Cláudia Assef / A Entrevista Ricardo Guedes


Entrevista Ricardo Guedes para Jornalista Cláudia Assef

Em 2002, fui entrevistá-lo para o livro que estava escrevendo sobre a história dos DJs no Brasil, Todo DJ Já Sambou, lançado no ano seguinte. Marcamos um encontro na gravadora Mega, dos irmãos Gui e Tchorta Boratto.
Quase três horas de conversa depois, saí da minha primeira entrevista com Guedes me sentindo culpada por nunca tê-lo entrevistado antes. Com razão, ele se sentia injustiçado.
Reproduzo, a seguir, alguns trechos da entrevista, que ajuda a entender a dimensão de Ricardo Guedes no cenário da música eletrônica nacional:

Como você se tornou DJ?
Eu era frequentador do Papagaio Disco Club, já tinha vencido um concurso de dança lá. E era louco por LPs, comprava no Museu do Disco. Daí conheci o DJ das matinês, que era o Tuta Aquino, que também tinha 16 anos. A gente acabou ficando amigo. 
Ele era um playboyzaço, tinha equipamento em casa. 
O pai dele tinha mandado fazer um mixer para ele. Ele adaptou dois fones nesse mixer e me mostrou como se fazia uma mixagem. Eu ouvi uma vez só e pronto, aprendi. Toda vez que ensino para alguém, é uma vez só. Mixar é dez vezes mais fácil do que andar de bicicleta. É como virar estrela, tem gente que consegue, tem gente que não.

Como era o status do DJ na época?
Ser DJ era subemprego. Uma vez o pai de uma namoradinha me perguntou o que eu fazia, e respondi que era disc-jóquei.

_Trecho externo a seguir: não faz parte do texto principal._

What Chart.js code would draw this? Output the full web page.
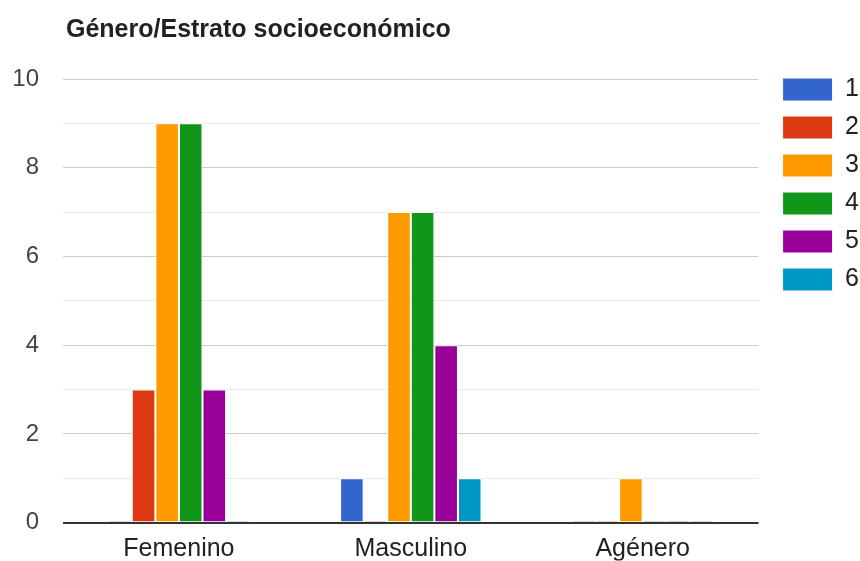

O velho pensou que eu fazia aposta no jóquei, que era booker.
Quando ele finalmente entendeu, achou o fim da picada. A cultura dos DJs foi absorvida primeiro pela periferia. Isso chegou aos Jardins há pouco tempo. 
Agora existe essa coisa de Vila Olímpia, tenho nojo dessa cena playboy. 
A maior dor que eu tenho é que eles não se importam com os bons DJs, você só toca num clube desses se for amigo dos promoters.

Como era tocar na periferia?
Pô, lugares como a Toco, com toda aquela infra, era o céu. 
Era como estar num show, tinha projeção de Super-8, o som era um absurdo, tinha grave, médio e agudo na pista.
O grave era no chão, teu peito tremia até! 
A cabine do DJ ficava de frente para a pista, lá no alto. Você tocava black music para 2 mil, 3 mil pessoas. Era sonho.
Você foi um dos primeiros DJs a mixar no rádio...
Passei por várias emissoras, fui programador, fiz montagem, cheguei a ser coordenador da Pool FM. Ficava p... porque, na época, o DJ não levava crédito pelas mixagens, isso em rádios grandes, como a Jovem Pan. Tenho sérios problemas com a mídia.

De que mídia você está falando?
De todas. Hoje se fala sobre música de qualquer jeito, num minuto se constroem queridinhos novos. Ficam falando bem de uns moleques que nem têm noção do que é ser DJ. 
Ninguém fala do meu vinil novo, que tá um tesão, porque eu não sou celebrável. Até dizem: "Ah, ele é bom, experiente." Mas isso magoa. 
Esses meninos chegaram à cena com tudo pronto, mastigadinho. 
Vou falar uma coisa que parece pretensiosa: eu não tenho problemas com a cena. Eu sou a cena... 
É verdade! Eu abri espaço para essas pessoas poderem entrar. Ia nas gravadoras e ficava duas horas sentado para arrumar um disco. Hoje não é assim, os divulgadores vão aos clubes, pedem pelo amor de Deus para tocar o disco deles. Já fui tratado como um cachorro.

Desde que fiz essa entrevista com Ricardo Guedes, passei a vê-lo com outros olhos. 
Os mesmos que se emocionaram com a triste notícia de sua morte precoce. R.I.P., DJ, desculpe pela demora para colocá-lo num merecido espaço nobre de jornal. Mas aqui está.